I have just used as.factor to convert categorical variables as factor for ease of use in R.
plot_a <- ggplot(data = data, aes(PlacedOrNot))
plot_a + geom_bar(color = "black", position = "dodge")
plot_b <- ggplot(data = data, aes(Age, fill = PlacedOrNot))
plot_b + geom_bar(color = "black", position = "dodge")
We can see that majority of the people are aged 21 and 22 for both placed and not placed category this is due to fact that convocations and graduation is majorly completed in this Age.
First visualising the difference between the number of male and female students.
plot_c <- ggplot(data = data, aes(Gender))
plot_c + geom_bar()
As we can see there is a huge difference between number of male and female students. This feature does not seem to be of more use due to its highly unbalanced sampling.

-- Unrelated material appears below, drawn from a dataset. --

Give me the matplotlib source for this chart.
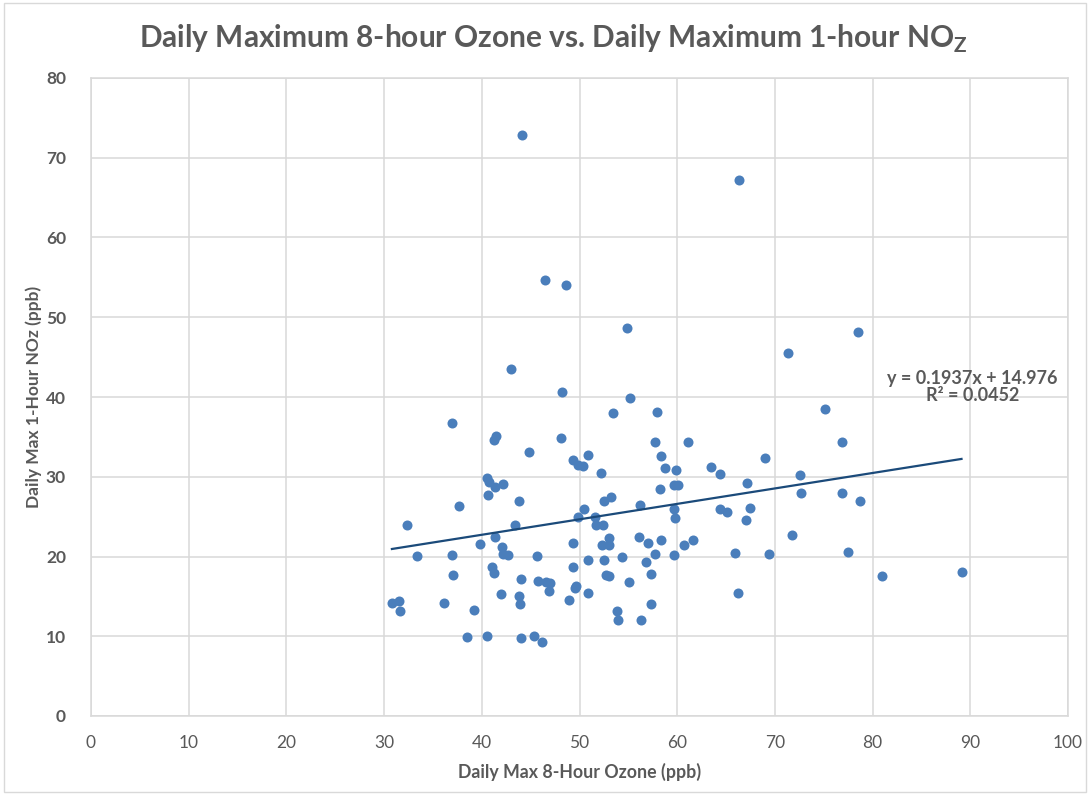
import matplotlib
matplotlib.use("Agg")
import matplotlib.pyplot as plt
import numpy as np

# Valeurs (ppb)
ozone = [
    44.1, 66.3, 46.5, 48.6, 54.9, 43.0, 48.2, 55.2,
    78.5, 71.3, 75.1, 76.9, 69.0, 72.6, 72.7, 76.9, 78.7, 71.7, 69.4, 77.5, 81.0, 89.1,
    53.4, 57.9, 57.7, 61.1, 50.9, 49.3, 49.8, 50.4, 58.3, 58.8, 59.9, 63.5, 64.4, 52.2,
    67.1, 59.7, 60.1, 58.2, 53.2, 52.5, 56.2, 50.5, 67.5, 64.4, 65.1, 59.7, 59.8, 49.8,
    51.6, 67.0, 51.7, 52.4, 56.1, 58.3, 61.6, 60.7, 53.0, 52.3, 53.0, 57.0, 49.3, 54.4,
    57.7, 59.7, 65.9, 50.9, 52.5, 56.8, 49.3, 52.7, 53.0, 57.3, 55.1, 49.6, 49.5, 50.9,
    66.2, 48.9, 57.3, 53.8, 53.9, 56.3,
    36.9, 41.5, 41.2, 48.1, 44.8, 40.5, 40.7, 41.3, 42.2, 40.6, 43.8, 37.7, 32.3, 43.4,
    41.4, 39.8, 42.1, 42.2, 42.7, 33.4, 36.9, 45.6, 37.1, 41.0, 41.2, 44.0, 45.8, 46.6,
    47.0, 46.9, 42.0, 43.8, 43.9, 30.8, 31.5, 31.6, 36.1, 39.2, 38.5, 40.5, 44.0, 45.3,
    46.2,
]
nox = [
    72.8, 67.2, 54.7, 54.1, 48.6, 43.5, 40.6, 39.9,
    48.2, 45.5, 38.5, 34.4, 32.3, 30.2, 28.0, 28.0, 26.9, 22.7, 20.3, 20.6, 17.6, 18.0,
    38.0, 38.1, 34.3, 34.3, 32.7, 32.1, 31.5, 31.4, 32.6, 31.1, 30.9, 31.2, 30.3, 30.5,
    29.2, 29.0, 29.0, 28.5, 27.4, 26.9, 26.4, 25.9, 26.1, 25.9, 25.6, 26.0, 24.8, 24.9,
    25.0, 24.6, 23.9, 23.9, 22.4, 22.1, 22.1, 21.5, 22.3, 21.4, 21.4, 21.7, 21.7, 19.9,
    20.3, 20.2, 20.5, 19.5, 19.5, 19.3, 18.7, 17.7, 17.5, 17.8, 16.8, 16.3, 16.0, 15.4,
    15.4, 14.5, 14.0, 13.2, 12.1, 12.0,
    36.8, 35.1, 34.6, 34.8, 33.1, 29.9, 29.3, 28.7, 29.1, 27.7, 27.0, 26.3, 23.9, 23.9,
    22.4, 21.6, 21.2, 20.3, 20.2, 20.1, 20.2, 20.1, 17.7, 18.7, 17.9, 17.2, 16.9, 16.8,
    16.7, 15.7, 15.3, 15.0, 14.1, 14.2, 14.4, 13.2, 14.2, 13.3, 9.9, 10.0, 9.8, 10.0,
    9.3,
]
slope = 0.1937
intercept = 14.976
r2 = 0.0452

grey = '#595959'
plt.rcParams['font.family'] = ['Lato', 'DejaVu Sans']

fig = plt.figure(figsize=(10.9, 7.95), dpi=100)
ax = fig.add_axes([91 / 1090, 1 - 716 / 795, 977 / 1090, 638 / 795])

ax.scatter(ozone, nox, s=52, color='#4A7EBB', linewidths=0, zorder=3)

xs = np.array([min(ozone), max(ozone)])
ax.plot(xs, slope * xs + intercept, color='#1B4A7A', lw=1.6, zorder=4)
ax.text(90.2, 41.2, 'y = %.4fx + %.3f\nR² = %.4f' % (slope, intercept, r2),
        ha='center', va='center', fontsize=13, fontweight='bold', color=grey,
        linespacing=1.0, zorder=5)

ax.set_xlim(0, 100)
ax.set_ylim(0, 80)
ax.set_xticks(range(0, 101, 10))
ax.set_yticks(range(0, 81, 10))
ax.grid(True, color='#D9D9D9', lw=1.1)
ax.set_axisbelow(True)
for s in ax.spines.values():
    s.set_color('#D9D9D9')
    s.set_linewidth(1.1)
ax.tick_params(length=0, colors=grey, labelsize=12.5)
ax.tick_params(axis='x', pad=14)
ax.tick_params(axis='y', pad=18)
for lab in ax.get_yticklabels():
    lab.set_fontweight('bold')

ax.set_xlabel('Daily Max 8-Hour Ozone (ppb)', fontsize=12.8, fontweight='bold',
              color=grey, labelpad=8)
ax.set_ylabel('Daily Max 1-Hour NOz (ppb)', fontsize=12.5, fontweight='bold',
              color=grey, labelpad=3)

fig.text(0.508, 0.951, r'Daily Maximum 8-hour Ozone vs. Daily Maximum 1-hour NO$_\mathregular{Z}$',
         ha='center', va='center', fontsize=21.5, fontweight='bold', color=grey)

fig.patches.append(plt.Rectangle((0.004, 0.004), 0.992, 0.992, transform=fig.transFigure,
                                 fill=False, edgecolor='#D9D9D9', lw=1))

plt.savefig('out.png', dpi=100)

plot_d <- ggplot(data = data, aes(Gender, fill = PlacedOrNot))
plot_d + geom_bar(color = "black", position = "dodge")
But this graph shows some other insight that success ratio of male students getting placed is higher than female for this particular set of data!

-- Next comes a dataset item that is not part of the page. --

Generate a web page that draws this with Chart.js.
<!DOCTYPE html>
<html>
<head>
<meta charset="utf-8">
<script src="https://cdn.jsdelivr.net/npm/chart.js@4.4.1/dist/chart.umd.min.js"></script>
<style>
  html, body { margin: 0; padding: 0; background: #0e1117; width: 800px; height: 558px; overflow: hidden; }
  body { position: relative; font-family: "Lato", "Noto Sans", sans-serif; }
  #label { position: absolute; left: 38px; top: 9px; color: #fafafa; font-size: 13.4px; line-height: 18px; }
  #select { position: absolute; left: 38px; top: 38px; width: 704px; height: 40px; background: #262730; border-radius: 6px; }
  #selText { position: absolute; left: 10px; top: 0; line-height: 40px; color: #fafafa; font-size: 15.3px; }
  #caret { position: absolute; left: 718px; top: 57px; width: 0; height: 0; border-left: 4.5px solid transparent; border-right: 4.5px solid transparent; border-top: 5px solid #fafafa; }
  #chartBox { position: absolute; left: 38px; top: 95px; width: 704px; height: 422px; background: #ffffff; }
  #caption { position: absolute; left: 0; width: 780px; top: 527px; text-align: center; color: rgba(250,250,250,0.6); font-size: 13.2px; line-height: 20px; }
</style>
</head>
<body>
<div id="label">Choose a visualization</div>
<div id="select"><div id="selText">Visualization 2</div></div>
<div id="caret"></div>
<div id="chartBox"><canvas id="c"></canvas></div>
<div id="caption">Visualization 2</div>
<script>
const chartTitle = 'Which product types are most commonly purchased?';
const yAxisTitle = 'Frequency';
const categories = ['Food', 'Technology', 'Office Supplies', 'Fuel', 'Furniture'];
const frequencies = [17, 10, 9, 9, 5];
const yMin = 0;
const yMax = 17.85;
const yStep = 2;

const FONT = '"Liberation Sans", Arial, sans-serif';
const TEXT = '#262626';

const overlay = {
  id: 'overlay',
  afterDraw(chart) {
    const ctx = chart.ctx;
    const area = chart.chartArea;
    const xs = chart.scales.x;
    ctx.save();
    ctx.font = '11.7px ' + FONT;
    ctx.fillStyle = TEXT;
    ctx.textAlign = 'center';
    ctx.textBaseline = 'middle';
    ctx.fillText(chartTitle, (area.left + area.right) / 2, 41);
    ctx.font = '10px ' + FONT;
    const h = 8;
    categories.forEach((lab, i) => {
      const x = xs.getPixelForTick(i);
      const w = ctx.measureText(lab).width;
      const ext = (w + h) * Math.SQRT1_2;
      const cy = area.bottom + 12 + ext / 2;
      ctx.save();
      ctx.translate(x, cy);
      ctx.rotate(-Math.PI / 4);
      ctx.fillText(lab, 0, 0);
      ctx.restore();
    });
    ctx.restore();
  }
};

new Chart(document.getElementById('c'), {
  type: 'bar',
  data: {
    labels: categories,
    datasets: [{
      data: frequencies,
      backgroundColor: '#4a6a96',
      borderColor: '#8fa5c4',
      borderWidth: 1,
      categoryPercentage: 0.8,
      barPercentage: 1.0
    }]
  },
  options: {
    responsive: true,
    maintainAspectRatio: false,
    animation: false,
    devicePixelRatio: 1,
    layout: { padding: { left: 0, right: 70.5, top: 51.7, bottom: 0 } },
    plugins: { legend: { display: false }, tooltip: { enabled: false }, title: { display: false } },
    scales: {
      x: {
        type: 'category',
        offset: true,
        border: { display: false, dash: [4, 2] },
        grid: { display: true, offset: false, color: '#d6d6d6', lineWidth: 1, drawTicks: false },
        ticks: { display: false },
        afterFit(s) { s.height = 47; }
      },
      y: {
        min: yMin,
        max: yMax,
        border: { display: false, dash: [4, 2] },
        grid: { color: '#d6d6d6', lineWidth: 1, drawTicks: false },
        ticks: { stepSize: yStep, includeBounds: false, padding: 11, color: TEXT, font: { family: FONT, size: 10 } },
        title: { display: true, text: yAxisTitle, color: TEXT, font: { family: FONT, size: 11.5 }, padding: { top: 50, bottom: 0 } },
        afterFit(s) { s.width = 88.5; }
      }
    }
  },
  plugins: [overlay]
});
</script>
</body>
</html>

Although no claim can be made as this can be effect of unbalanced sampling and we do not have other data to support the claim.
plot_stream <- ggplot(data = data, aes(Stream, fill = PlacedOrNot))

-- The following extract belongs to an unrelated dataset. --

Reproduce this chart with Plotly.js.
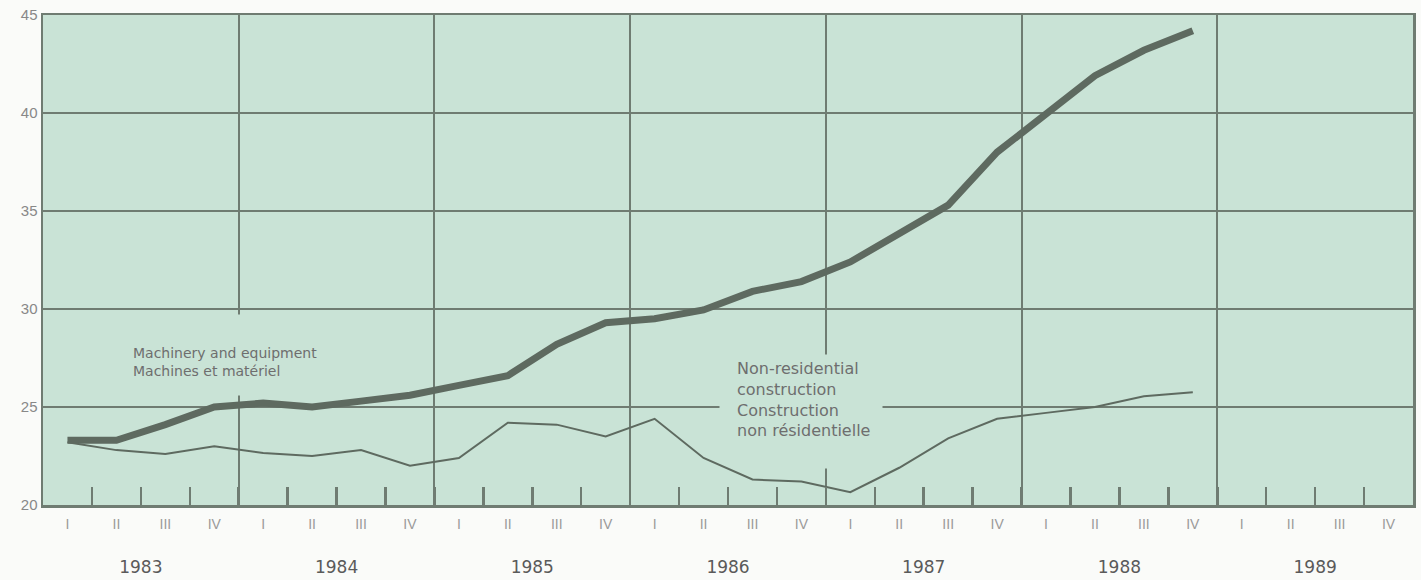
<!DOCTYPE html>
<html>
<head>
<meta charset="utf-8">
<script src="https://cdn.plot.ly/plotly-3.0.1.min.js"></script>
<style>html,body{margin:0;padding:0;background:#fafbf9;}#chart{width:1421px;height:580px;}</style>
</head>
<body>
<div id="chart"></div>
<script>
const years = ['1983','1984','1985','1986','1987','1988','1989'];
const quarters = ['I','II','III','IV'];
const machinery = [23.3,23.3,24.1,25.0, 25.2,25.0,25.3,25.6, 26.1,26.6,28.2,29.3, 29.5,29.95,30.9,31.4, 32.4,33.8,35.3,38.0, 39.9,41.9,43.2,44.2];
const nonres = [23.2,22.8,22.6,23.0, 22.65,22.5,22.8,22.0, 22.4,24.2,24.1,23.5, 24.4,22.4,21.3,21.2, 20.65,21.9,23.4,24.4, 24.7,25.0,25.55,25.75];
const yTicks = [20,25,30,35,40,45];

const nQ = years.length * quarters.length;
const qCenters = [], qText = [];
years.forEach((y,i)=>quarters.forEach((q,j)=>{qCenters.push(4*i+j); qText.push(q);}));
const qBounds = [];
for (let k=0;k<nQ-1;k++) qBounds.push(k+0.5);
const yearBounds = years.slice(1).map((y,i)=>4*(i+1)-0.5);
const yearCenters = years.map((y,i)=>4*i+1.5);
const xr = [-0.5, nQ-0.5];
const lineCol = '#5e6a60';
const gridCol = '#6f7c72';
const bg = '#c9e3d6';
const labelFont = 'DejaVu Sans, Liberation Sans, sans-serif';

const traces = [
  {x: machinery.map((v,i)=>i), y: machinery, type:'scatter', mode:'lines',
   line:{color:lineCol, width:7}, hoverinfo:'skip'},
  {x: nonres.map((v,i)=>i), y: nonres, type:'scatter', mode:'lines',
   line:{color:lineCol, width:2}, hoverinfo:'skip'},
  {x: qCenters, y: qCenters.map(()=>null), xaxis:'x2', type:'scatter', mode:'lines', hoverinfo:'skip'},
  {x: yearCenters, y: yearCenters.map(()=>null), xaxis:'x3', type:'scatter', mode:'lines', hoverinfo:'skip'}
];

function blank(x, y, w, h){
  return {x:x, y:y, xref:'x', yref:'y', showarrow:false, xanchor:'center', yanchor:'middle',
    width:w, height:h, bgcolor:bg, borderpad:0, text:' ', font:{size:4, color:bg}};
}

const layout = {
  width:1421, height:580,
  margin:{l:43, r:8, t:15, b:75},
  paper_bgcolor:'#fafbf9', plot_bgcolor:bg,
  showlegend:false,
  font:{family:'Liberation Sans, Arial, sans-serif', color:'#666'},
  xaxis:{range:xr, tickmode:'array', tickvals:yearBounds, showticklabels:false, ticks:'',
    showgrid:true, gridcolor:gridCol, gridwidth:2, zeroline:false,
    showline:true, mirror:true, linecolor:gridCol, linewidth:2.5,
    minor:{tickmode:'array', tickvals:qBounds, ticks:'inside', ticklen:18, tickwidth:2.5, tickcolor:gridCol, showgrid:false}},
  xaxis2:{range:xr, overlaying:'x', anchor:'y', side:'bottom', tickmode:'array', tickvals:qCenters, ticktext:qText,
    ticks:'outside', ticklen:6, tickcolor:'rgba(0,0,0,0)', showgrid:false, zeroline:false, showline:false,
    tickfont:{size:14, color:'#9a9a9a'}},
  xaxis3:{range:xr, overlaying:'x', anchor:'y', side:'bottom', tickmode:'array', tickvals:yearCenters, ticktext:years,
    ticks:'outside', ticklen:47, tickcolor:'rgba(0,0,0,0)', showgrid:false, zeroline:false, showline:false,
    tickfont:{family:labelFont, size:17, color:'#5a5a5a'}},
  yaxis:{range:[20,45], tickmode:'array', tickvals:yTicks, ticks:'', showgrid:true, gridcolor:gridCol, gridwidth:2,
    zeroline:false, showline:true, mirror:true, linecolor:gridCol, linewidth:2.5,
    tickfont:{size:15, color:'#888'}},
  annotations:[
    blank(3.12, 27.65, 210, 80),
    blank(15.0, 25.1, 162, 100),
    blank(15.5, 22.27, 16, 15),
    {x:1.30, y:27.32, xref:'x', yref:'y', showarrow:false, xanchor:'left', yanchor:'middle', align:'left',
     text:'Machinery and equipment<br>Machines et matériel', font:{family:labelFont, size:14, color:'#6e6e6e'}},
    {x:13.65, y:25.36, xref:'x', yref:'y', showarrow:false, xanchor:'left', yanchor:'middle', align:'left',
     text:'Non-residential<br>construction<br>Construction<br>non résidentielle', font:{family:labelFont, size:16, color:'#6e6e6e'}}
  ]
};
Plotly.newPlot('chart', traces, layout, {staticPlot:true});
</script>
</body>
</html>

plot_stream + geom_bar(color = "black", position = "dodge") + scale_x_discrete(labels = function(x) str_wrap(x, width = 10)) + coord_flip()
The plot indicates highest placements in Computer Science followed by IT.
plot_int <- ggplot(data = data, aes(Internships))
plot_int + geom_bar(color = "black", position = "dodge")
Visualizing Placed or Not placed variable
plot_int <- ggplot(data = data, aes(Internships, fill = PlacedOrNot))
plot_int + geom_bar(color = "black", position = "fill")
Here the fill type bar graph lets us comprehend that the success ratio is higher for greater number of internships, this is not a solid result due to the fact that there are very few people with more than one internships.
COUNT :
plot_gpa <- ggplot(data = data, aes(CGPA))
plot_gpa + geom_bar()
Visualizing Placed or Not placed Outcome with CGPA
plot_gpa <- ggplot(data = data, aes(CGPA, fill = PlacedOrNot))
plot_gpa + geom_bar(color = "black", position = "fill")
plot_hostel <- ggplot(data = data, aes(Hostel, fill = PlacedOrNot))
plot_hostel + geom_bar(color = "black", position = "fill")
In my personal opinion the Hostel variable doesn’t have an huge influence on the outcome, rather it is an influence on the other features like CGPA and as CGPA is already included in the features I will not consider adding hostel feature in the data but will perform some other statistical tests before ruling it out completely.
plot_back <- ggplot(data = data, aes(HistoryOfBacklogs, fill = PlacedOrNot))
plot_back + geom_bar(color = "black", position = "fill")
For Feature importance we need to make some changes in the data such as changing factor to numeric, and unclassing categorical variables(str).
Here I have just trained a basic random forest to get the feature importance.
data3 <- data
data3$Gender <- unclass(data3$Gender)
data3$Stream <- unclass(data3$Stream)
data3$Hostel <- as.numeric(data3$Hostel)
data3$HistoryOfBacklogs <- as.numeric(data3$HistoryOfBacklogs)
data3$PlacedOrNot <- as.numeric(data3$PlacedOrNot)
data3$Gender <- as.numeric(data3$Gender)
data3$Stream <- as.numeric(data3$Stream)
control <- trainControl(method="repeatedcv", number=10, repeats=3)
model <- train(PlacedOrNot~., data=data3, method="rf", trControl=control)
importance <- varImp(model, scale=FALSE)
plot(importance)
From the feature importance plot we can figure out that the most important features for landing a placement are CGPA, Age, Internships and Stream. The other variables such as backlogs, Hostel or gender does not explain the data as much as the other variables.